The United States Marine Drum & Bugle Corps was formed in 1934 to augment the United States Marine Band.
The unit provided musical support to ceremonies around the nation's capitol and, during World War II, was tasked with presidential support duties. For this additional role, they were awarded the scarlet and gold breast cord by President Franklin Delano Roosevelt, which they still proudly display on their uniform.
When the war ended, the Drum & Bugle Corps resumed performing at various military and public ceremonies.
In the early 1950s the unit gained considerable acclaim performing for an increasing number of civilian audiences.
Music composed specifically for their unique selection of instruments helped establish their reputation for excellence during this period. These factors also led to the unit's formal designation as “The Commandant's Own,” a title noting their unique status as musicians for the Commandant of the Marine Corps.
Every enlisted member is a graduate of Marine Corps recruit training and is trained in basic infantry skills. Prior to enlisting, each Marine must pass a demanding audition for service in the Drum & Bugle Corps. Following Recruit Training and Marine Combat Training, the Marines are assigned to “The Commandant's Own.”
The United States Marine Corps Silent Drill Platoon is a 24-man rifle platoon that performs a unique precision drill exhibition.
The Silent Drill Platoon first performed in the Sunset Parades of 1948 and received such an overwhelming response that it soon became a regular part of the parades at Marine Barracks, Washington, DC.
The Marines execute a series of calculated drill movements and precise handling of their hand-polished, ten and one-half pound, M-1 Garand rifles with fixed bayonets. The routine concludes with a unique rifle inspection sequence demonstrating elaborate rifle spins and tosses.
The United States Marine Corps Color Guard is unique. It includes the National Colors, carried by the Color Sergeant of the Marine Corps and is the only official Battle Color of the United States Marines. A duplicate is maintained in the office of the commandant of the Marine Corps in the Pentagon.
The battle colors bear the same fifty-four streamers authorized for the Marine Corps as a whole. These streamers represent U.S. and foreign unit awards as well as those periods of service, expeditions, and campaigns in which the Marine Corps has participated from the American Revolution to today.
During the Marine Corps' first 150 years, Marines in the field carried a variety of flags. It was not until 18 April 1925 that Marine Corps Order Number 4 designated gold and scarlet as the official colors of the US Marine Corps.

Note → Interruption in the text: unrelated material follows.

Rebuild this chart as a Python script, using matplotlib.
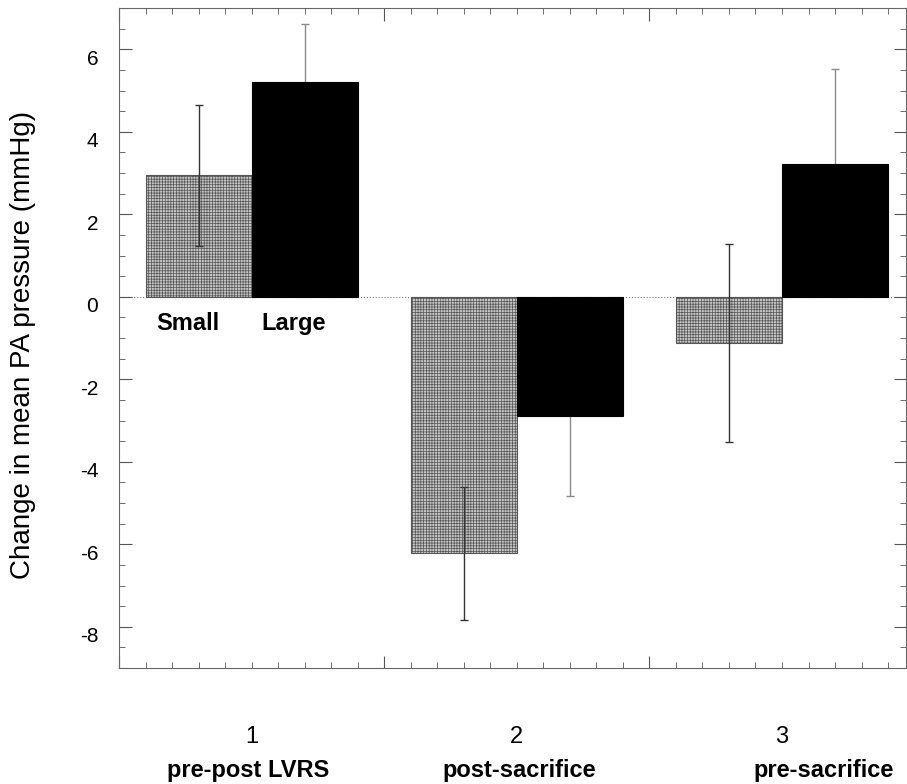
import numpy as np
import matplotlib
matplotlib.use('Agg')
import matplotlib.pyplot as plt
from matplotlib.ticker import MultipleLocator, NullFormatter
from matplotlib.transforms import ScaledTranslation, blended_transform_factory

plt.rcParams['font.family'] = ['Liberation Sans', 'DejaVu Sans']
plt.rcParams['axes.unicode_minus'] = False
plt.rcParams['hatch.linewidth'] = 0.5

# ---- data ----
groups = ['1', '2', '3']
names = ['pre-post LVRS', 'post-sacrifice', 'pre-sacrifice']
small = [2.95, -6.22, -1.12]
small_err = [1.71, 1.61, 2.40]
large = [5.20, -2.90, 3.21]
large_err = [1.41, 1.94, 2.31]

x = np.arange(1, len(groups) + 1)
w = 0.4

fig = plt.figure(figsize=(9.07, 7.84), dpi=100)
ax = fig.add_axes([119 / 907, 1 - 668 / 784, 787 / 907, 660 / 784])

ax.axhline(0, color='#777777', linewidth=0.8, linestyle=':', zorder=0)

# Large error bars sit behind the black bars, so only the outer half shows
ax.errorbar(x + w / 2, large, yerr=large_err, fmt='none', ecolor='#8a8a8a',
            elinewidth=1, capsize=3, capthick=1, zorder=1)
ax.bar(x - w / 2, small, width=w, color='#c6c6c6', edgecolor='#555555',
       hatch='++++++', linewidth=0.8, zorder=2)
ax.bar(x + w / 2, large, width=w, color='black', edgecolor='black',
       linewidth=0.8, zorder=2)
ax.errorbar(x - w / 2, small, yerr=small_err, fmt='none', ecolor='#333333',
            elinewidth=1, capsize=3, capthick=1, zorder=3)

ax.text(0.76, -0.64, 'Small', fontsize=17, fontweight='bold', ha='center', va='center')
ax.text(1.16, -0.64, 'Large', fontsize=17, fontweight='bold', ha='center', va='center')

ax.set_xlim(0.5, 3.4675)
ax.set_ylim(-9, 7)

ax.set_yticks(np.arange(-8, 7, 2))
ax.yaxis.set_minor_locator(MultipleLocator(0.5))
ax.set_xticks([0.5, 1.5, 2.5])
ax.xaxis.set_major_formatter(NullFormatter())
ax.xaxis.set_minor_locator(MultipleLocator(0.1))

ax.tick_params(which='both', direction='in', top=True, right=True, color='#555555')
ax.tick_params(which='major', length=9, width=0.8)
ax.tick_params(which='minor', length=4, width=0.6)
ax.tick_params(axis='y', which='major', labelsize=15, pad=15)

# tick labels in the reference sit a little below their ticks
for lab in ax.get_yticklabels():
    lab.set_transform(lab.get_transform() + ScaledTranslation(0, -0.08, fig.dpi_scale_trans))

for s in ax.spines.values():
    s.set_color('#666666')
    s.set_linewidth(0.8)

ax.set_ylabel('Change in mean PA pressure (mmHg)', fontsize=20)
ax.yaxis.set_label_coords(-0.105, 0.49)

# group numbers and names below the axis
trans = blended_transform_factory(ax.transData, ax.transAxes)
name_x = [0.986, 2.008, 3.158]
for xi, g in zip(x, groups):
    ax.text(xi, -0.1045, g, transform=trans, fontsize=17, ha='center', va='center')
for xi, n in zip(name_x, names):
    ax.text(xi, -0.165, n, transform=trans, fontsize=17, fontweight='bold',
            ha='center', va='baseline')

fig.savefig('out.png', dpi=100, facecolor='white')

The Color Sergeant carries the National Ensign during ceremonies, the Presidential Color for all White House State functions and tours and carries the National Ensign with the Marine Corps Battle Color Detachment. He heads the Marine Color Guard Section of Company A, Marine Barracks, Washington, DC, which performs for parades, ceremonies and official functions around the United States and abroad. The Color Guard section often participates in more than 1,000 ceremonies annually, regularly two to eight per day.